THANKS FOR NOTHING SEACREST

 Tonight was the season finale of Kourtney & Kim Take New York. 
I've watched the show all season. 
Waiting. 
Just waiting for the final blow up.

The only really shocking thing of the entire episode was realizing that I agreed with Kris Humphries. 

Kris and Kim were fighting over closet space in her palatial LA home. 
She claimed there was no room. 
He said she was being awful.
I agreed: 


Kris was right one time. 
That's all I'll give him credit for. 
Now Joe will never let me live it down, because he is firmly back on Kris's side. 
The battle never ends. 


After all the crying, ghost whispering, and passive aggressive fighting I thought it was all coming down to the big shabang. 

And you know what?

THEY DIDN'T EVEN SHOW THE EFFING BREAK UP. 
I THOUGHT THEY WERE GOING TO SHOW US THEM FILMING AN EPISODE OF DIVORCE COURT. 
OR RETURNING WEDDING GIFTS.
OR ACTUALLY YELLING:
"I WANT A DIVORCE."

We got nothing. 

Well that's not true.
We got strung along for 3 months with the promise that we would see it all end. 
Which I think as a collective audience we deserve after devoting 4 hours to the wedding special and an hour every Sunday to their lives. 
(Was that just me?)

Instead we just had Kris trolling around the house looking for Kim while carrying the baby like it was a bag of chips he found on top of the fridge.
My friend Lauren tweeted what I truly believe Kris thought in that moment: 


I mean carrying Mason with him to find his crying wife is a good move. 
The kid is cute. 
Plus he has an iPad. 
(I have a Kindle Fire...do you think he'd still be friends with me?)

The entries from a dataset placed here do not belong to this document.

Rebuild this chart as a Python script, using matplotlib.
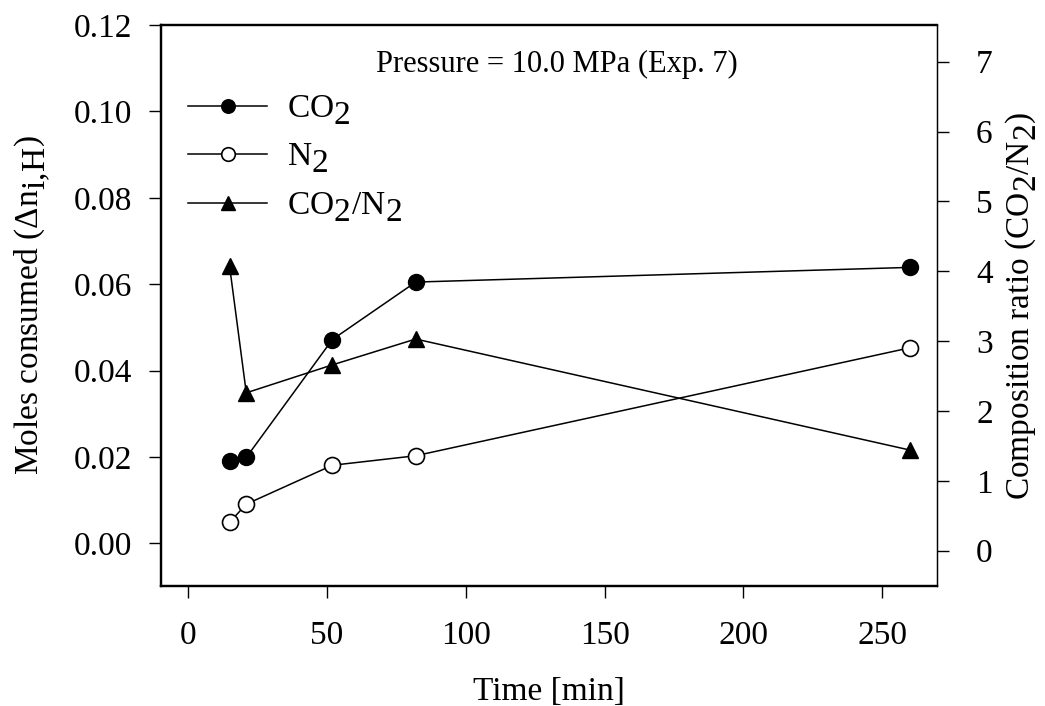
import matplotlib
matplotlib.use("Agg")
import matplotlib.pyplot as plt
try:
    import matplotlib._mathtext as _mt
    _mt.SHRINK_FACTOR = 1.0
    _mt.FontConstantsBase.sub1 = 0.45
except Exception:
    pass

plt.rcParams['font.family'] = ['Liberation Serif', 'DejaVu Serif']
plt.rcParams['mathtext.fontset'] = 'custom'
plt.rcParams['mathtext.rm'] = 'Liberation Serif'
plt.rcParams['mathtext.it'] = 'Liberation Serif:italic'

time_min = [15, 21, 52, 82, 260]
co2_moles = [0.0192, 0.0199, 0.0472, 0.0605, 0.0639]
n2_moles = [0.0049, 0.0091, 0.0181, 0.0203, 0.0453]
ratio = [4.07, 2.26, 2.66, 3.03, 1.44]

left_ticks = [0.00, 0.02, 0.04, 0.06, 0.08, 0.10, 0.12]
right_ticks = [0, 1, 2, 3, 4, 5, 6, 7]
x_ticks = [0, 50, 100, 150, 200, 250]

fig = plt.figure(figsize=(10.45, 7.06), dpi=100)
ax = fig.add_axes([161/1045, 1-585.5/706, (936.5-161)/1045, (585.5-25)/706])
ax2 = ax.twinx()

fs = 24
lw = 1.1
ms = 11.5

l1, = ax.plot(time_min, co2_moles, color='black', lw=lw, marker='o', ms=ms,
              mfc='black', mec='black', mew=1.0, label=r'CO$_2$')
l2, = ax.plot(time_min, n2_moles, color='black', lw=lw, marker='o', ms=ms,
              mfc='white', mec='black', mew=1.2, label=r'N$_2$')
l3, = ax2.plot(time_min, ratio, color='black', lw=lw, marker='^', ms=ms,
               mfc='black', mec='black', label=r'CO$_2$/N$_2$')

ax.set_xlim(-9.7, 269.5)
ax.set_ylim(-0.00973, 0.12)
ax2.set_ylim(-0.498, 7.525)

ax.set_xticks(x_ticks)
ax.set_yticks(left_ticks)
ax.set_yticklabels([f"{v:.2f}" for v in left_ticks])
ax2.set_yticks(right_ticks)

for a in (ax, ax2):
    a.tick_params(direction='out', length=8.5, width=1.0, labelsize=fs)
ax.tick_params(axis='y', pad=12)
ax.tick_params(axis='x', pad=17)
ax2.tick_params(axis='y', pad=20)

for s in ['left', 'bottom', 'top']:
    ax.spines[s].set_linewidth(1.6)
    ax2.spines[s].set_linewidth(1.6)
ax.spines['right'].set_linewidth(0.9)
ax2.spines['right'].set_linewidth(0.9)

ax.set_xlabel('Time [min]', fontsize=fs, labelpad=18)
ax.set_ylabel(r'Moles consumed ($\mathrm{\Delta n_{i,\!H}}$)', fontsize=fs, labelpad=16)
ax2.set_ylabel(r'Composition ratio (CO$_2$/N$_2$)', fontsize=fs, labelpad=8)

ax.text(0.51, 0.93, 'Pressure = 10.0 MPa (Exp. 7)', transform=ax.transAxes,
        ha='center', va='center', fontsize=22)

leg = ax.legend(handles=[l1, l2, l3], loc='upper left', bbox_to_anchor=(0.0352, 0.878),
                frameon=False, fontsize=fs, handlelength=2.37, handletextpad=0.58,
                labelspacing=0.465, borderaxespad=0, borderpad=0, markerscale=0.85)

fig.savefig('out.png', dpi=100)
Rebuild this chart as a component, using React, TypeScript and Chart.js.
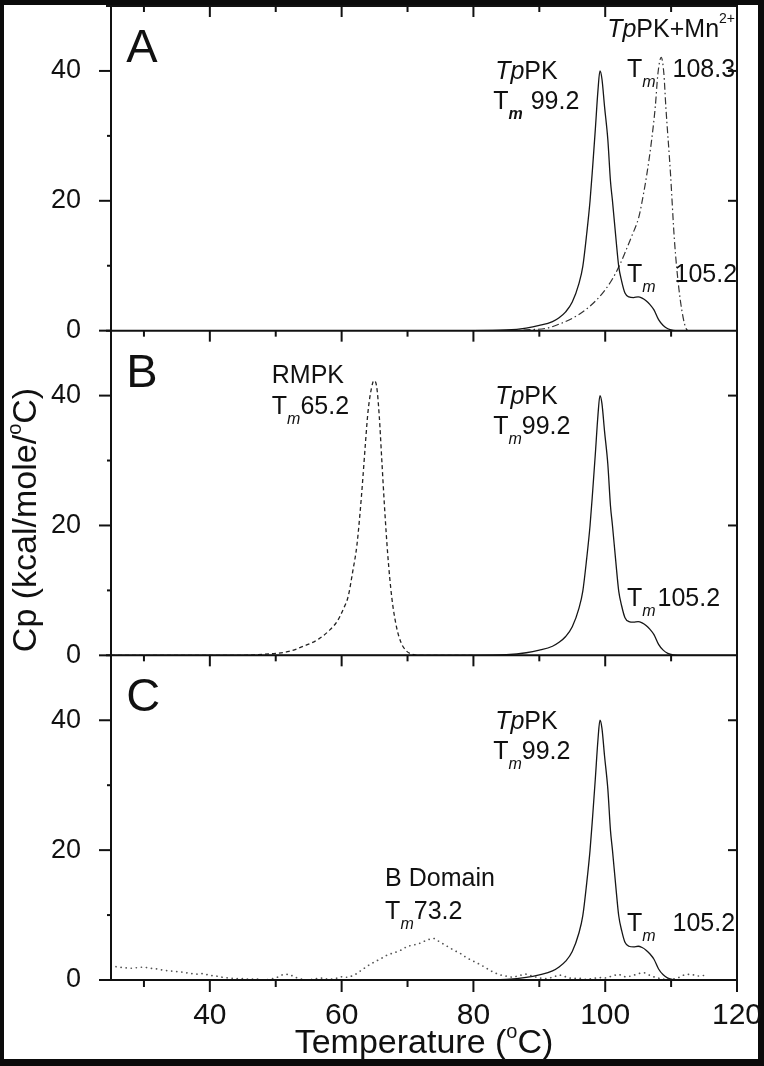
import React, { useEffect, useRef } from "react";
import { Chart, registerables } from "chart.js";

Chart.register(...registerables);

// ---------- data ----------
const xTickValues = [40, 60, 80, 100, 120];
const xMinorTickValues = [30, 50, 70, 90, 110];
const yTickValues = [0, 20, 40];
const yMinorTickValues = [10, 30];

// TpPK (solid, same trace in all three panels)
const tppkT = [25, 80, 85, 88, 90, 92, 93, 94, 95, 96, 96.6, 97.2, 97.7, 98.1, 98.5, 98.9, 99.2, 99.5, 99.9, 100.4, 100.8, 101.1, 101.6, 102.05, 102.5, 103, 103.6, 104.3, 105, 105.6, 106.2, 106.8, 107.4, 108.1, 108.8, 109.5, 110.3, 111, 120];
const tppkCp = [0, 0, 0.1, 0.4, 0.8, 1.4, 2.0, 2.9, 4.4, 7.2, 9.9, 15, 20, 25.3, 31, 37, 40, 38.8, 34.5, 29.4, 23, 20, 14.5, 9.9, 7.6, 5.8, 5.2, 5.1, 5.2, 5.0, 4.6, 4.0, 3.2, 1.7, 0.8, 0.3, 0.05, 0, 0];

// TpPK + Mn2+ (dash-dot, panel A)
const mnT = [70, 85, 88.6, 91.2, 93, 95, 97, 98.75, 100, 101, 102.1, 103, 104, 105.1, 105.8, 106.35, 107, 107.6, 108, 108.5, 108.9, 109.2, 109.9, 110.5, 111.2, 112, 112.6, 114];
const mnCp = [0, 0, 0.15, 0.4, 1.0, 1.9, 3.2, 4.8, 6.3, 7.8, 9.9, 12, 14.5, 17.5, 21, 24.3, 29, 34.5, 39.6, 42.1, 39.6, 34.5, 24.3, 14, 6.3, 1.2, 0, 0];

// RMPK (dashed, panel B)
const rmpkT = [25, 45, 48, 50, 52, 54.2, 56.5, 58.3, 59.3, 60.2, 61, 61.7, 62.3, 62.8, 63.2, 63.6, 64.0, 64.5, 64.9, 65.3, 65.7, 66.1, 66.5, 67, 67.6, 68.3, 69, 69.8, 70.6, 71.5, 80];
const rmpkCp = [0, 0, 0.15, 0.3, 0.6, 1.4, 2.5, 4, 5.2, 7, 9.1, 13, 16.8, 22, 27, 32.5, 37.5, 41, 42.3, 41.5, 37, 30, 23, 15.5, 9, 4.5, 2, 0.7, 0.2, 0, 0];

// B Domain (dotted, panel C)
const bdomT = [25, 26, 27, 28, 29, 30, 31, 32, 33, 34, 35, 36, 37, 38, 39, 40, 41, 42, 43, 44, 45, 46, 47, 48, 49, 50, 51, 52, 53, 54, 55, 56, 57, 58, 59, 60, 61, 62, 63, 64, 65, 66, 67, 68, 69, 70, 71, 72, 73, 74, 75, 76, 77, 78, 79, 80, 81, 82, 83, 84, 85, 86, 87, 88, 89, 90, 91, 92, 93, 94, 95, 96, 97, 98, 99, 100, 101, 102, 103, 104, 105, 106, 107, 108, 109, 110, 111, 112, 113, 114, 115];
const bdomCp = [2.2, 2.0, 1.9, 1.8, 1.9, 2.0, 1.8, 1.7, 1.5, 1.4, 1.3, 1.2, 1.0, 0.9, 1.0, 0.7, 0.6, 0.4, 0.3, 0.2, 0.2, 0.1, 0.2, 0.0, 0.1, 0.3, 0.8, 0.9, 0.4, 0.1, 0.0, 0.2, 0.3, 0.1, 0.2, 0.5, 0.4, 0.8, 1.5, 2.2, 2.8, 3.3, 3.9, 4.2, 4.6, 5.2, 5.4, 5.7, 6.2, 6.4, 5.8, 5.2, 4.6, 4.1, 3.4, 2.9, 2.4, 1.8, 1.2, 0.8, 0.6, 0.4, 0.7, 0.9, 0.6, 0.3, 0.2, 0.4, 0.8, 0.5, 0.2, 0.3, 0.1, 0.2, 0.4, 0.3, 0.6, 0.9, 0.5, 0.6, 1.0, 1.1, 0.6, 0.3, 0.1, 0.1, 0.3, 0.8, 0.9, 0.6, 0.7];

// ---------- styling ----------
const FONT = "'Liberation Sans', Arial, Helvetica, sans-serif";
const N = `25px ${FONT}`;
const I = `italic 25px ${FONT}`;
const M = `italic 16px ${FONT}`;
const MB = `italic bold 16px ${FONT}`;
const SUP = `14px ${FONT}`;
const LET = `47px ${FONT}`;

type Part = { t: string; f: string; dy?: number; gap?: number };

const tm = (num: string, gap: number, bold = false): Part[] => [
  { t: "T", f: N },
  { t: "m", f: bold ? MB : M, dy: 10 },
  { t: num, f: N, gap },
];
const tppkLbl: Part[] = [
  { t: "Tp", f: I },
  { t: "PK", f: N },
];

const annotations: [string, number, number, Part[]][] = [
  ["yA", 27.3, 41.4, [{ t: "A", f: LET }]],
  ["yA", 83.3, 38.7, tppkLbl],
  ["yA", 83.0, 34.1, tm("99.2", 8, true)],
  ["yA", 100.3, 45.15, [...tppkLbl, { t: "+Mn", f: N }, { t: "2+", f: SUP, dy: -14 }]],
  ["yA", 103.3, 39.1, tm("108.3", 17)],
  ["yA", 103.3, 7.55, tm("105.2", 19)],
  ["yB", 27.3, 41.4, [{ t: "B", f: LET }]],
  ["yB", 49.4, 42.0, [{ t: "RMPK", f: N }]],
  ["yB", 49.4, 37.1, tm("65.2", 0)],
  ["yB", 83.3, 38.7, tppkLbl],
  ["yB", 83.0, 34.1, tm("99.2", 0)],
  ["yB", 103.3, 7.55, tm("105.2", 2)],
  ["yC", 27.3, 41.4, [{ t: "C", f: LET }]],
  ["yC", 83.3, 38.7, tppkLbl],
  ["yC", 83.0, 34.1, tm("99.2", 0)],
  ["yC", 66.6, 14.5, [{ t: "B Domain", f: N }]],
  ["yC", 66.6, 9.4, tm("73.2", 0)],
  ["yC", 103.3, 7.55, tm("105.2", 17)],
];

function drawParts(ctx: CanvasRenderingContext2D, x: number, y: number, parts: Part[]) {
  let cx = x;
  for (const p of parts) {
    ctx.font = p.f;
    cx += p.gap || 0;
    ctx.fillText(p.t, cx, y + (p.dy || 0));
    cx += ctx.measureText(p.t).width;
  }
}
function partsWidth(ctx: CanvasRenderingContext2D, parts: Part[]) {
  let w = 0;
  for (const p of parts) {
    ctx.font = p.f;
    w += (p.gap || 0) + ctx.measureText(p.t).width;
  }
  return w;
}

const framePlugin = {
  id: "frame",
  beforeDraw(chart: any) {
    const { ctx, width, height } = chart;
    ctx.save();
    ctx.fillStyle = "#0b0b0b";
    ctx.fillRect(0, 0, width, height);
    ctx.fillStyle = "#ffffff";
    ctx.fillRect(4, 5, 754, 1054);
    ctx.restore();
  },
  afterDraw(chart: any) {
    const ctx: CanvasRenderingContext2D = chart.ctx;
    const xs = chart.scales.x;
    const panels = ["yA", "yB", "yC"].map((id) => chart.scales[id]);
    const left = xs.left;
    const right = xs.right;
    const top = Math.min(...panels.map((p: any) => p.top));
    const bottom = Math.max(...panels.map((p: any) => p.bottom));
    ctx.save();
    ctx.strokeStyle = "#111";
    ctx.lineWidth = 2;
    const line = (x1: number, y1: number, x2: number, y2: number) => {
      ctx.beginPath();
      ctx.moveTo(x1, y1);
      ctx.lineTo(x2, y2);
      ctx.stroke();
    };
    line(left, top - 1, left, bottom + 1);
    line(right, top - 1, right, bottom + 1);
    const hLines = [...panels.map((p: any) => p.top), bottom];
    hLines.forEach((yy, k) => {
      line(left - 5, yy, right, yy);
      const isBottom = k === hLines.length - 1;
      xTickValues.forEach((v) => {
        const px = xs.getPixelForValue(v);
        line(px, yy, px, yy + (isBottom ? 12 : 11));
      });
      xMinorTickValues.forEach((v) => {
        const px = xs.getPixelForValue(v);
        line(px, yy, px, yy + (isBottom ? 7 : 6));
      });
    });
    panels.forEach((p: any) => {
      yTickValues.forEach((v) => {
        const py = p.getPixelForValue(v);
        line(left - 12, py, left, py);
        if (v > 0) line(right - 9, py, right, py);
      });
      yMinorTickValues.forEach((v) => {
        const py = p.getPixelForValue(v);
        line(left - 4, py, left, py);
      });
    });

    // annotations
    ctx.fillStyle = "#111";
    ctx.textBaseline = "alphabetic";
    ctx.textAlign = "left";
    annotations.forEach(([id, tx, ty, parts]) => {
      const sc = chart.scales[id];
      drawParts(ctx, xs.getPixelForValue(tx), sc.getPixelForValue(ty), parts);
    });

    // x title
    const xt: Part[] = [
      { t: "Temperature (", f: `34px ${FONT}` },
      { t: "o", f: `20px ${FONT}`, dy: -15 },
      { t: "C)", f: `34px ${FONT}` },
    ];
    const wx = partsWidth(ctx, xt);
    drawParts(ctx, (left + right) / 2 - wx / 2, 1053, xt);

    // y title
    const yt: Part[] = [
      { t: "Cp (kcal/mole/", f: `34px ${FONT}` },
      { t: "o", f: `20px ${FONT}`, dy: -15 },
      { t: "C)", f: `34px ${FONT}` },
    ];
    const wy = partsWidth(ctx, yt);
    ctx.save();
    ctx.translate(36, 520);
    ctx.rotate(-Math.PI / 2);
    drawParts(ctx, -wy / 2, 0, yt);
    ctx.restore();
    ctx.restore();
  },
};

const pts = (T: number[], C: number[]) => T.map((t, i) => ({ x: t, y: C[i] }));

const yAxis = (weight: number) => ({
  type: "linear" as const,
  position: "left" as const,
  stack: "cp",
  stackWeight: 1,
  weight,
  offset: false,
  min: 0,
  max: 50,
  grid: { display: false },
  border: { display: false },
  afterBuildTicks: (s: any) => {
    s.ticks = yTickValues.map((v) => ({ value: v }));
  },
  afterFit: (s: any) => {
    s.width = 60;
    s.paddingTop = 0;
    s.paddingBottom = 0;
    s.paddingLeft = 0;
    s.paddingRight = 0;
  },
  ticks: {
    padding: 22,
    color: "#111",
    font: { size: 27, family: FONT },
  },
});

export default function App() {
  const ref = useRef<HTMLCanvasElement | null>(null);
  useEffect(() => {
    if (!ref.current) return;
    const solid = { borderColor: "#161616", borderWidth: 1.3, pointRadius: 0, fill: false, cubicInterpolationMode: "monotone" as const };
    const chart = new Chart(ref.current, {
      type: "line",
      data: {
        datasets: [
          { ...solid, data: pts(tppkT, tppkCp), yAxisID: "yA" },
          { ...solid, data: pts(mnT, mnCp), yAxisID: "yA", borderColor: "#333", borderWidth: 1.2, borderDash: [7, 3, 1.5, 3] },
          { ...solid, data: pts(rmpkT, rmpkCp), yAxisID: "yB", borderColor: "#222", borderDash: [4, 3] },
          { ...solid, data: pts(tppkT, tppkCp), yAxisID: "yB" },
          { ...solid, data: pts(bdomT, bdomCp), yAxisID: "yC", borderColor: "#555", borderWidth: 1.7, borderDash: [0.1, 5], borderCapStyle: "round", cubicInterpolationMode: "default", tension: 0 },
          { ...solid, data: pts(tppkT, tppkCp), yAxisID: "yC" },
        ] as any,
      },
      options: {
        animation: false,
        responsive: false,
        maintainAspectRatio: false,
        events: [],
        layout: { padding: { left: 51, right: 27, top: 6, bottom: 0 } },
        plugins: { legend: { display: false }, tooltip: { enabled: false }, title: { display: false } },
        elements: { point: { radius: 0 } },
        scales: {
          x: {
            type: "linear",
            min: 25,
            max: 120,
            grid: { display: false },
            border: { display: false },
            afterBuildTicks: (s: any) => {
              s.ticks = xTickValues.map((v) => ({ value: v }));
            },
            afterFit: (s: any) => {
              s.height = 86;
              s.paddingLeft = 0;
              s.paddingRight = 0;
              s.paddingTop = 0;
              s.paddingBottom = 0;
            },
            ticks: { padding: 10, color: "#111", font: { size: 30, family: FONT }, maxRotation: 0 },
          },
          yA: yAxis(3),
          yB: yAxis(2),
          yC: yAxis(1),
        } as any,
      },
      plugins: [framePlugin],
    });
    return () => chart.destroy();
  }, []);
  return (
    <div style={{ position: "absolute", left: 0, top: 0, width: 764, height: 1066 }}>
      <canvas ref={ref} width={764} height={1066} style={{ display: "block", width: 764, height: 1066 }} />
    </div>
  );
}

In hindsight I should have just checked out like Joey:
I'm ready for Khloe & Lamar. 
They are adorable. 

Joe's not taking it so well. 


He really thought those two crazy kids were gonna make it. 

Joe also wants to campaign for Kris to be the next Bachelor. 
If that EVER happens I will never even turn my TV to ABC again. 
Which is extremely unfortunate because that is a channel where a lot of my stories come on. 

I feel so used. 
I got wrapped up in this fairytale and now I'm just not myself anymore.
I think I'll go put on non-waterproof mascara and cry about it
until someone comes and checks on me.